Like an episode of House crossed with Batman Begins, Doctor Strange is a nice change of pace. The story doesn't feel particularly original, but it's still nice to see one of the more under-represented characters get his turn in the spotlight. It's the best film in the set and proves that a Doctor Strange movie could work, given the right treatment.
Each of the films has its own individual style, suited to the characters portrayed. Those starring Thor and Asgard tend to have a more ethereal feel, while the adult ones alternate between detailed (the Ultimate Avengers movies attempt to mimic Bryan Hitch's art) and stylised animé. While none of the animation is terrible, it is patchy in places and at its worst in The Invincible Iron Man.
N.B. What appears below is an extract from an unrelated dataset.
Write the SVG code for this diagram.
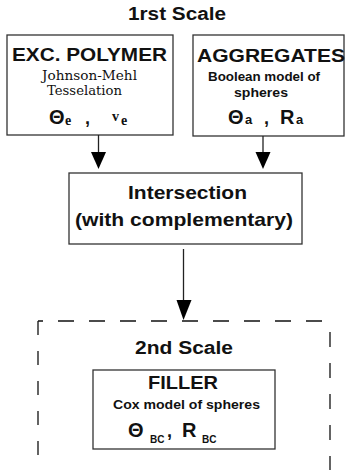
<svg xmlns="http://www.w3.org/2000/svg" width="346" height="470" viewBox="0 0 346 470">
  <style>
    .box { fill: #ffffff; stroke: #333333; stroke-width: 1.3; }
    .dash { fill: none; stroke: #111111; stroke-width: 1.3; }
    .line { stroke: #222222; stroke-width: 1.3; fill: none; }
    .head { fill: #000000; }
    .t { font-family: "Liberation Sans", Arial, sans-serif; font-weight: bold; fill: #111111; }
    .s { font-family: "DejaVu Serif", "Liberation Serif", serif; fill: #111111; }
    .sb { font-family: "Liberation Serif", serif; font-weight: bold; fill: #111111; }
  </style>
  <rect width="346" height="470" fill="#ffffff"/>

  <g id="title1">
    <text class="t" x="128" y="20" font-size="17.5" textLength="98" lengthAdjust="spacingAndGlyphs">1rst Scale</text>
  </g>

  <g id="excpolymer">
    <rect class="box" x="7" y="35" width="166" height="100"/>
    <text class="t" x="12" y="61" font-size="18.5" textLength="155" lengthAdjust="spacingAndGlyphs">EXC. POLYMER</text>
    <text class="s" x="42" y="80" font-size="12.5" textLength="95" lengthAdjust="spacingAndGlyphs">Johnson-Mehl</text>
    <text class="s" x="47" y="95" font-size="12.5" textLength="75" lengthAdjust="spacingAndGlyphs">Tesselation</text>
    <text class="t" x="49" y="124" font-size="20">Θ</text>
    <text class="sb" x="65" y="125" font-size="14">e</text>
    <text class="t" x="85" y="124" font-size="18">,</text>
    <text class="sb" x="112" y="121" font-size="14">v</text>
    <text class="sb" x="121" y="125" font-size="14">e</text>
  </g>

  <g id="aggregates">
    <rect class="box" x="193" y="35" width="151" height="101"/>
    <text class="t" x="197" y="62" font-size="18.5" textLength="148" lengthAdjust="spacingAndGlyphs">AGGREGATES</text>
    <text class="t" x="208" y="81" font-size="13" textLength="112" lengthAdjust="spacingAndGlyphs">Boolean model of</text>
    <text class="t" x="234" y="97" font-size="13" textLength="54" lengthAdjust="spacingAndGlyphs">spheres</text>
    <text class="t" x="228" y="124" font-size="20">Θ</text>
    <text class="t" x="245" y="124" font-size="13">a</text>
    <text class="t" x="264" y="124" font-size="18">,</text>
    <text class="t" x="280" y="124" font-size="20">R</text>
    <text class="t" x="296" y="124" font-size="13">a</text>
  </g>

  <g id="intersection">
    <rect class="box" x="69" y="173" width="233" height="71"/>
    <text class="t" x="128" y="199" font-size="19" textLength="119" lengthAdjust="spacingAndGlyphs">Intersection</text>
    <text class="t" x="75" y="226" font-size="19" textLength="218" lengthAdjust="spacingAndGlyphs">(with complementary)</text>
  </g>

  <g id="secondscale">
    <path class="dash" d="M38,321 V470" stroke-dasharray="14 16"/>
    <path class="dash" d="M38,321 H330" stroke-dasharray="16 15" stroke-dashoffset="11"/>
    <path class="dash" d="M330,332 V470" stroke-dasharray="15 16"/>
    <text class="t" x="135" y="354" font-size="17.5" textLength="98" lengthAdjust="spacingAndGlyphs">2nd Scale</text>
  </g>

  <g id="filler">
    <rect class="box" x="93" y="370" width="182" height="79"/>
    <text class="t" x="148" y="389" font-size="17.5" textLength="70" lengthAdjust="spacingAndGlyphs">FILLER</text>
    <text class="t" x="113" y="409" font-size="12.5" textLength="147" lengthAdjust="spacingAndGlyphs">Cox model of spheres</text>
    <text class="t" x="128" y="437" font-size="20">Θ</text>
    <text class="t" x="150" y="443" font-size="10">BC</text>
    <text class="t" x="167" y="437" font-size="18">,</text>
    <text class="t" x="182" y="437" font-size="20">R</text>
    <text class="t" x="202" y="443" font-size="10">BC</text>
  </g>

  <g id="connectors">
    <line class="line" x1="98.5" y1="135" x2="98.5" y2="153"/>
    <polygon class="head" points="91,152 106,152 98.5,169"/>
    <line class="line" x1="263" y1="136" x2="263" y2="153"/>
    <polygon class="head" points="255.5,152 270.5,152 263,169"/>
    <line class="line" x1="183.5" y1="249" x2="183.5" y2="301"/>
    <polygon class="head" points="176.5,300 191.5,300 183.5,320"/>
  </g>
</svg>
£35 is a reasonable amount for an eight-film box set, but it still feels a little pricey considering how old some of the films are (Ultimate Avengers was first released in 2006). Die-hard fans will probably already own a few of them, and the less hardcore will be reluctant to spend so much on a collection of cartoons; especially given the more obscure characters and stories featured here. With each of the dodgier films standing out more than the last, that price tag begins to seem all the heftier. Five pounds should be knocked off the price tag for Next Avengers alone. Wait for the price to go down and then throw the Next Avengers and Invincible Iron Man DVDs away.
With the current batch of Marvel movies beginning to look increasingly definitive, it's hard to see why one should bother with the majority of this substandard set. Would that Marvel imbued it with the same care they have their live-action releases, this would truly be a collection worth owning.